Hala is a truly fascinating gestalt, a remarkable collection of qualities that would contradict internally were they not part of such a wonderful sum.
She carries in her bearing and being, a dignified intensity, which honestly and correctly broadcasts the strength of her mind and heart. The kind of strength that others can lean on and rely on.
She is elegant, graceful, poised. Feminine in an unhurried and authentic manner as if she defined the archetype herself.
She's so gentle. So tremendously caring. She protects and nurtures and celebrates the people that she loves. She loves so deeply, so unambiguously.
She's so steadfast and dignified in her values and beliefs. Calmly committed above all else to her view of what goodness means to her and to her place in the world. And, she is able to joylessly act for the fulfilment of those principles, when she believes that it is right to.
She's playful. Her inner child glows with the deep nourishment of self love, so warmly that it lights up the dark when it escapes through the brightness of her eyes and smile.

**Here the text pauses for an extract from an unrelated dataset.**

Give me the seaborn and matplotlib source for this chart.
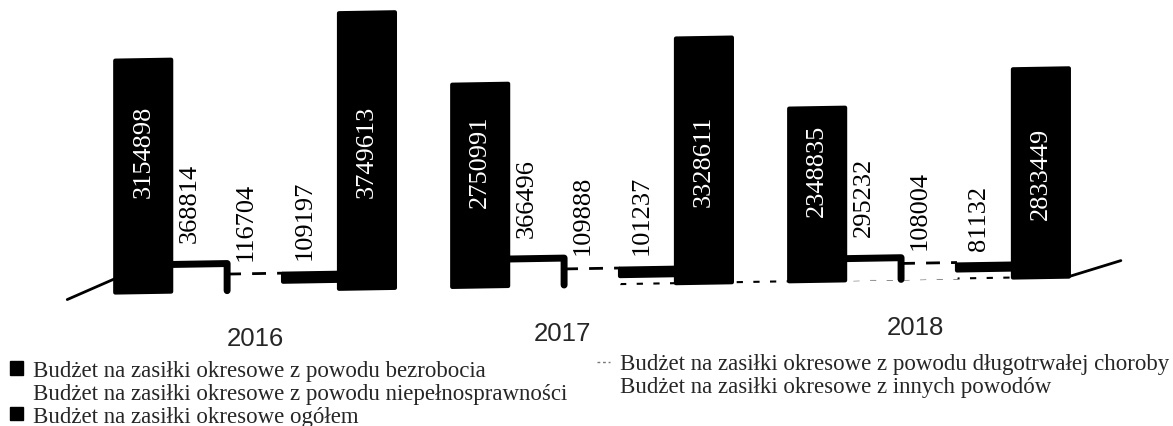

She lives as several people at once. She is the agent of her principles, unyielding and noble. She is deeply in touch with her emotions - so forgiving and tolerant of her heart even when her head notes the need for caution or absence. She is a creative, an explorer, and a professional, who walks the road of her own choosing, who defines a path with unique flair and flavour.
The intersection of soft and strong, deep feelings under forceful tenacity and strength, joyful yet sincere.
Wherever my path may lead me, whatever time may pass, may time and absence never diminish my belief in what I know and have known. This is a wonderful and radiant and unique person and my life is ever so, ever ever so enriched, for the brief crossing of these two unlikely paths.